* _DIRECTIONS FOR THIS TASK_
Drop every picture. Then return, exactly, the lines from the beginning of the listing below through the one containing "const aPlus = [[6,2.95],[7,0.9],[7,1.9],[8,0.85]];".

* _SUPPLIED INFORMATION_
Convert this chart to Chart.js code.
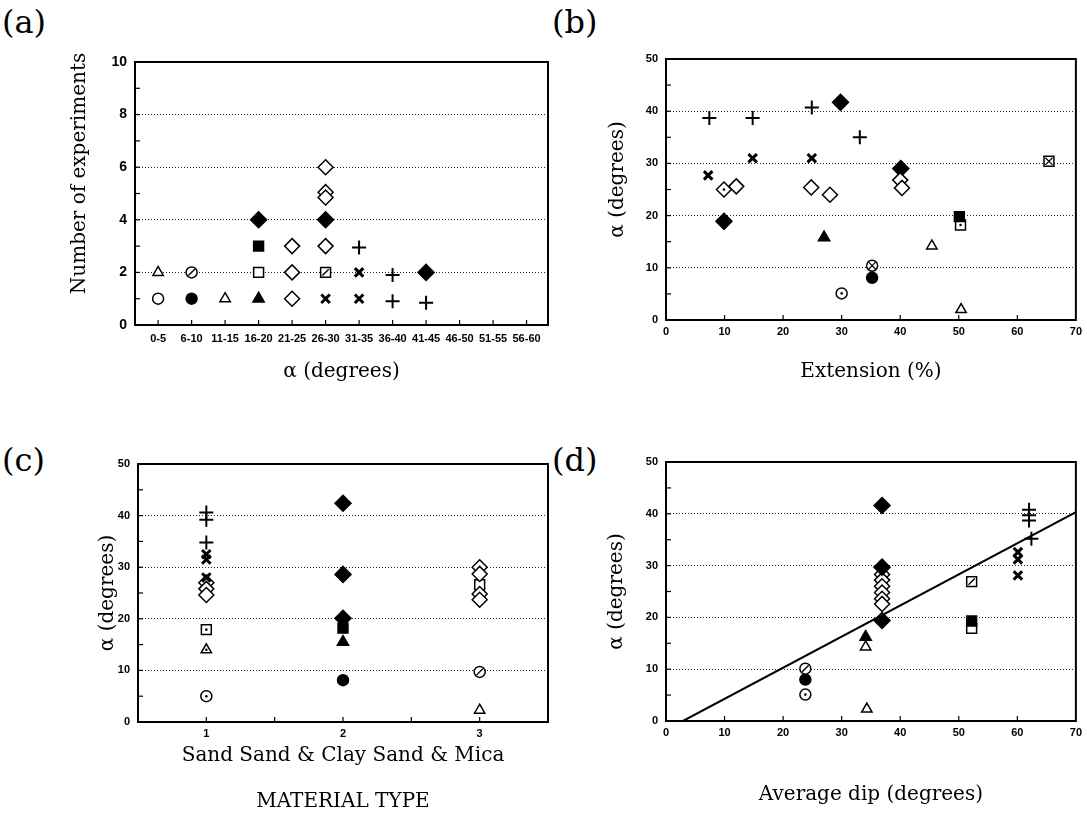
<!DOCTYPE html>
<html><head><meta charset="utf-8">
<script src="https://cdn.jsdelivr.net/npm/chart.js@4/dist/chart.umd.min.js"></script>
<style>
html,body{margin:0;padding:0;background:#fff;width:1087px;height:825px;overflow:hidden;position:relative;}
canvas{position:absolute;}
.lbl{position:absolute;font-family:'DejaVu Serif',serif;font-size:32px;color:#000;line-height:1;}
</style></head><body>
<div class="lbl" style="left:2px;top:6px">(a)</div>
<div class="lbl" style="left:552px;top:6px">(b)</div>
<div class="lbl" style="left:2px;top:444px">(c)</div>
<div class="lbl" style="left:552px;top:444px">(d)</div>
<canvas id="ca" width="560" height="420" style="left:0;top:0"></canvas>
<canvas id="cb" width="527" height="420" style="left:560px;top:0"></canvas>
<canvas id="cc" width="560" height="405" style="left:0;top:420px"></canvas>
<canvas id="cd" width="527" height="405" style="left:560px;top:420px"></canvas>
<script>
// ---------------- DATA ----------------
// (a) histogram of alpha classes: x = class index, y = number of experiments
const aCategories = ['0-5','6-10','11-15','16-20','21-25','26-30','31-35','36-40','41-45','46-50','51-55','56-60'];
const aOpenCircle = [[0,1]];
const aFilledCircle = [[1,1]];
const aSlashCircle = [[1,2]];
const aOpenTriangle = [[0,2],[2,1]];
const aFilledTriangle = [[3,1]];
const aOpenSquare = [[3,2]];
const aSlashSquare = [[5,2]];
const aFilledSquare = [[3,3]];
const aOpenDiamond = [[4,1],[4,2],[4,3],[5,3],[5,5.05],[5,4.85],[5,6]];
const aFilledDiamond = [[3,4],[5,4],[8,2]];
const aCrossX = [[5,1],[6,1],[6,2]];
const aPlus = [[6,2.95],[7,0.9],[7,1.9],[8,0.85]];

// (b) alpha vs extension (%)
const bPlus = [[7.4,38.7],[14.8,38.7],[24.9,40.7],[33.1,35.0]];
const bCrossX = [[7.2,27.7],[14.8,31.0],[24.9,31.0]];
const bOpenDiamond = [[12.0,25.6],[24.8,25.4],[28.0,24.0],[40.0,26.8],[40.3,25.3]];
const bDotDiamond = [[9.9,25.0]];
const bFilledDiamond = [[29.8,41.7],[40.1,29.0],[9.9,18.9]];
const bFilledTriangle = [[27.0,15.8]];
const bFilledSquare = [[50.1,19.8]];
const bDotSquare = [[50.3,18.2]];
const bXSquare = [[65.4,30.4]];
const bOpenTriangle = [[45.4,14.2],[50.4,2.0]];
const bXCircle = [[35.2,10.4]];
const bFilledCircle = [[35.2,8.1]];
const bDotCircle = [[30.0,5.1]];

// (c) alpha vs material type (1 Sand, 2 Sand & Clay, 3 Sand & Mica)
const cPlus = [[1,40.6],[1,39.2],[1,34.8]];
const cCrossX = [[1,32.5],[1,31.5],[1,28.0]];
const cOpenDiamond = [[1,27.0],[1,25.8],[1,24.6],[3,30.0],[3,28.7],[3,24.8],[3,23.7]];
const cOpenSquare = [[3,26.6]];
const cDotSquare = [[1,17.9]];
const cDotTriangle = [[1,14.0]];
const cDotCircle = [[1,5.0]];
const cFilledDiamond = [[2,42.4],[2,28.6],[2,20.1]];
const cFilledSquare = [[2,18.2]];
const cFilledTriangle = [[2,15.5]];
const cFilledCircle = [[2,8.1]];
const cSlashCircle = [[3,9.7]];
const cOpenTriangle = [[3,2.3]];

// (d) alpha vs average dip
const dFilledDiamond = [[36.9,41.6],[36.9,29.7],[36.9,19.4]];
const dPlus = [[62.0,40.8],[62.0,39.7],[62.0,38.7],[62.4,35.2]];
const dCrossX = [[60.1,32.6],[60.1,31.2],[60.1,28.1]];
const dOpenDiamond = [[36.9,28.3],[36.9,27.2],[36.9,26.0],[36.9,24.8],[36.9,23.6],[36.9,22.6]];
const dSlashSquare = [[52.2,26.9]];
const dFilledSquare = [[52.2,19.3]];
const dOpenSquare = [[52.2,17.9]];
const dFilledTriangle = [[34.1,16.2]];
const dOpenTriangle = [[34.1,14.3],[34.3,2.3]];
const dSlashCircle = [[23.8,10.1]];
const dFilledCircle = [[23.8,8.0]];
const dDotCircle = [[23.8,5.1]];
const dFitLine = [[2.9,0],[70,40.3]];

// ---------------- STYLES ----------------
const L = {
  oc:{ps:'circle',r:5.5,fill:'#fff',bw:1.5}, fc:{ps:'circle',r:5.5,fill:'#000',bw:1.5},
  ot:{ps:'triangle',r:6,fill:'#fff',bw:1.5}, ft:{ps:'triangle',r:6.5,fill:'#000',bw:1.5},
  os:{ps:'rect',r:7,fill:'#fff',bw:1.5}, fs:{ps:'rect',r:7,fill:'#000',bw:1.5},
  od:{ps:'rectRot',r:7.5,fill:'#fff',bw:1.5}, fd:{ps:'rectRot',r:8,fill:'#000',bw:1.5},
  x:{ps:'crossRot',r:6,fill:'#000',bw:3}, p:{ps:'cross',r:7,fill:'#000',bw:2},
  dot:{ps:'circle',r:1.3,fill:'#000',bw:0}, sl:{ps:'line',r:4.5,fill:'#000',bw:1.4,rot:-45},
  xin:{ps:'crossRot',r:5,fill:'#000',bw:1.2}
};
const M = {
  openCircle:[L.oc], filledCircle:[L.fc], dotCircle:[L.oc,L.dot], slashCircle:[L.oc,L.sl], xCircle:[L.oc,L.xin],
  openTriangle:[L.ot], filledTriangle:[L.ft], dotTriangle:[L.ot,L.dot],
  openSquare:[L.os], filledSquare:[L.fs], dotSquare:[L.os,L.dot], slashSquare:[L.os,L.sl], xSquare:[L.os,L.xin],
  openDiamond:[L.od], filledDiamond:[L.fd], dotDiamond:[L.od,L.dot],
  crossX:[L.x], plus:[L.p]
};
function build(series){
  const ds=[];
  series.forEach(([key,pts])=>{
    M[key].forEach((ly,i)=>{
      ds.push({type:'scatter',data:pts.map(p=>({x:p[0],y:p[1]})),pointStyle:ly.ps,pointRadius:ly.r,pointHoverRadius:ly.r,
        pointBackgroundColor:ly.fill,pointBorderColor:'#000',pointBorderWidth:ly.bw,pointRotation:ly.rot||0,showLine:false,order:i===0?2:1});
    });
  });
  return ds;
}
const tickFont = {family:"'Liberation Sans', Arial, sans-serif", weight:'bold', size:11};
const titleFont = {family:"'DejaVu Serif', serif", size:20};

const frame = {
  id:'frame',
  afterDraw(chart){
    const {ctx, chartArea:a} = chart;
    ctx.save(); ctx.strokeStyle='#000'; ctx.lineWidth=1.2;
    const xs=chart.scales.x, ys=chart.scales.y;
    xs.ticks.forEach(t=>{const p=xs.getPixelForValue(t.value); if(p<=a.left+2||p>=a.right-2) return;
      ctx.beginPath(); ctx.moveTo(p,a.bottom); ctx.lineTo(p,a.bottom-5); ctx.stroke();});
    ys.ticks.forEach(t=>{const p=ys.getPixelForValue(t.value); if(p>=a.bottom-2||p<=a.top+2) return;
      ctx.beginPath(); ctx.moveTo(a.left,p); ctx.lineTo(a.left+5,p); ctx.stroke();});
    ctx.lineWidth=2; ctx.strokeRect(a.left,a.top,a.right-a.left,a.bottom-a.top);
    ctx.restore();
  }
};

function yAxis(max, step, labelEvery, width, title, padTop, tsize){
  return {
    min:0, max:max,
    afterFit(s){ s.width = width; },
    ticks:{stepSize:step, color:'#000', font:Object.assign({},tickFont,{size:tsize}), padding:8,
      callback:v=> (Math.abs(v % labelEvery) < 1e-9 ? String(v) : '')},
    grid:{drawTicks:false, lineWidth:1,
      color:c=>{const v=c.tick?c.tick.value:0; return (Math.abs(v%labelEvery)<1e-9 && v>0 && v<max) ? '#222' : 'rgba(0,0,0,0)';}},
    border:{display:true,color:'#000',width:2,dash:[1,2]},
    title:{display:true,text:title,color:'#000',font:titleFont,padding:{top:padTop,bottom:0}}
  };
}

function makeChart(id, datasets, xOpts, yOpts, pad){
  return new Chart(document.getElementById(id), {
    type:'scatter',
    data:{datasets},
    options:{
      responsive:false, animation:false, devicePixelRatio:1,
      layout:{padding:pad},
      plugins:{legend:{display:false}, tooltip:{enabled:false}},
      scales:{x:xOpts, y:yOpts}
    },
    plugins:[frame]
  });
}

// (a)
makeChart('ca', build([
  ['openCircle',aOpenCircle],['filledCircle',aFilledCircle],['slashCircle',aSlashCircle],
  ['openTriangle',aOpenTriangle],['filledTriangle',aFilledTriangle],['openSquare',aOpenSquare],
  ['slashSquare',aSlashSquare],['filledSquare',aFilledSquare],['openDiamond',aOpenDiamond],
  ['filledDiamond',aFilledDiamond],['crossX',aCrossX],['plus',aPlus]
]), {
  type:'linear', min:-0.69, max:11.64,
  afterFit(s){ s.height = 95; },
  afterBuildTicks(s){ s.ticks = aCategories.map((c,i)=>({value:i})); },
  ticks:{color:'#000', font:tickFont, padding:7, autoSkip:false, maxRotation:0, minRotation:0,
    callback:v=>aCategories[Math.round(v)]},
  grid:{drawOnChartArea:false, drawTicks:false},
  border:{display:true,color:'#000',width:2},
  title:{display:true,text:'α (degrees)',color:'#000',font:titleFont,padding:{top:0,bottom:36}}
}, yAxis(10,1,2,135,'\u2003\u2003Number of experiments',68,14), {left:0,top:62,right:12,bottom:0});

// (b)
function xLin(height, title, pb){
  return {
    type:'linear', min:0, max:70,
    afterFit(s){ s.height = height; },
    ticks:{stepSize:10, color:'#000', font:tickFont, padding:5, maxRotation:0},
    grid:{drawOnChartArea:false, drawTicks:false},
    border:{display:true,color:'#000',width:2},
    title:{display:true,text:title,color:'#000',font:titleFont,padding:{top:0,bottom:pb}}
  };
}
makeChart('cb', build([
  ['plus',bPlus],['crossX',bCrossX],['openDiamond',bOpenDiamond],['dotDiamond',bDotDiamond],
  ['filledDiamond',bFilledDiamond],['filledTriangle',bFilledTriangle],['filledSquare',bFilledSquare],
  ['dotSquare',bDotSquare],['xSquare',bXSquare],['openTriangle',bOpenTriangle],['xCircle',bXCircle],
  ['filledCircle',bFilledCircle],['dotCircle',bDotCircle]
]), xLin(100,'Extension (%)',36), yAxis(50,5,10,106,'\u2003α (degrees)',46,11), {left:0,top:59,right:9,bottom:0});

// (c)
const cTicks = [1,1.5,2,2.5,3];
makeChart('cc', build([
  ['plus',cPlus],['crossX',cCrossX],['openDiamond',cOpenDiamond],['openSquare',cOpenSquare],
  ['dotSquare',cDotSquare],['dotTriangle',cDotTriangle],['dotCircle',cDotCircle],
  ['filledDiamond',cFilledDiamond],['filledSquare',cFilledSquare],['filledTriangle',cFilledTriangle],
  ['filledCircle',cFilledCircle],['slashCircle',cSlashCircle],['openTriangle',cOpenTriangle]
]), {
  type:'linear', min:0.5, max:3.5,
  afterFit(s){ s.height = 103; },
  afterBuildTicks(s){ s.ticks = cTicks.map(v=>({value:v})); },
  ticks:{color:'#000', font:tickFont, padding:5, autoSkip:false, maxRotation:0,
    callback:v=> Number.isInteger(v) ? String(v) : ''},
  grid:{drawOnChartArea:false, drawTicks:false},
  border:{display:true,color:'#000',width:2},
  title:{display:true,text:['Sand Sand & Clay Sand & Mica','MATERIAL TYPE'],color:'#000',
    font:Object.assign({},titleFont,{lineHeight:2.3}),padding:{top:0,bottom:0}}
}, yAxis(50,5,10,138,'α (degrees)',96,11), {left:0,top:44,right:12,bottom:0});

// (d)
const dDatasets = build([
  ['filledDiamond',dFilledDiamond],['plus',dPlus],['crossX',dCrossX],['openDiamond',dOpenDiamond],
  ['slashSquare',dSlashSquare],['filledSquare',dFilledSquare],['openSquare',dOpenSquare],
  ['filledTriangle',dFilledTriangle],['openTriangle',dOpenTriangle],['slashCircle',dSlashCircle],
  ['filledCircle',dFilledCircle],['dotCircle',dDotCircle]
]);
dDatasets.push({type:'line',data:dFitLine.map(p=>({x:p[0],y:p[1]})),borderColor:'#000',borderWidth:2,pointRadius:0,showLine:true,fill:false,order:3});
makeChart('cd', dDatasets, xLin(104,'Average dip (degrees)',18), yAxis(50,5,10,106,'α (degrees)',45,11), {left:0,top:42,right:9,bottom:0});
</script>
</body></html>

* _SOLUTION FOR THIS PROBLEM_
Convert this chart to Chart.js code.
<!DOCTYPE html>
<html><head><meta charset="utf-8">
<script src="https://cdn.jsdelivr.net/npm/chart.js@4/dist/chart.umd.min.js"></script>
<style>
html,body{margin:0;padding:0;background:#fff;width:1087px;height:825px;overflow:hidden;position:relative;}
canvas{position:absolute;}
.lbl{position:absolute;font-family:'DejaVu Serif',serif;font-size:32px;color:#000;line-height:1;}
</style></head><body>
<div class="lbl" style="left:2px;top:6px">(a)</div>
<div class="lbl" style="left:552px;top:6px">(b)</div>
<div class="lbl" style="left:2px;top:444px">(c)</div>
<div class="lbl" style="left:552px;top:444px">(d)</div>
<canvas id="ca" width="560" height="420" style="left:0;top:0"></canvas>
<canvas id="cb" width="527" height="420" style="left:560px;top:0"></canvas>
<canvas id="cc" width="560" height="405" style="left:0;top:420px"></canvas>
<canvas id="cd" width="527" height="405" style="left:560px;top:420px"></canvas>
<script>
// ---------------- DATA ----------------
// (a) histogram of alpha classes: x = class index, y = number of experiments
const aCategories = ['0-5','6-10','11-15','16-20','21-25','26-30','31-35','36-40','41-45','46-50','51-55','56-60'];
const aOpenCircle = [[0,1]];
const aFilledCircle = [[1,1]];
const aSlashCircle = [[1,2]];
const aOpenTriangle = [[0,2],[2,1]];
const aFilledTriangle = [[3,1]];
const aOpenSquare = [[3,2]];
const aSlashSquare = [[5,2]];
const aFilledSquare = [[3,3]];
const aOpenDiamond = [[4,1],[4,2],[4,3],[5,3],[5,5.05],[5,4.85],[5,6]];
const aFilledDiamond = [[3,4],[5,4],[8,2]];
const aCrossX = [[5,1],[6,1],[6,2]];
const aPlus = [[6,2.95],[7,0.9],[7,1.9],[8,0.85]];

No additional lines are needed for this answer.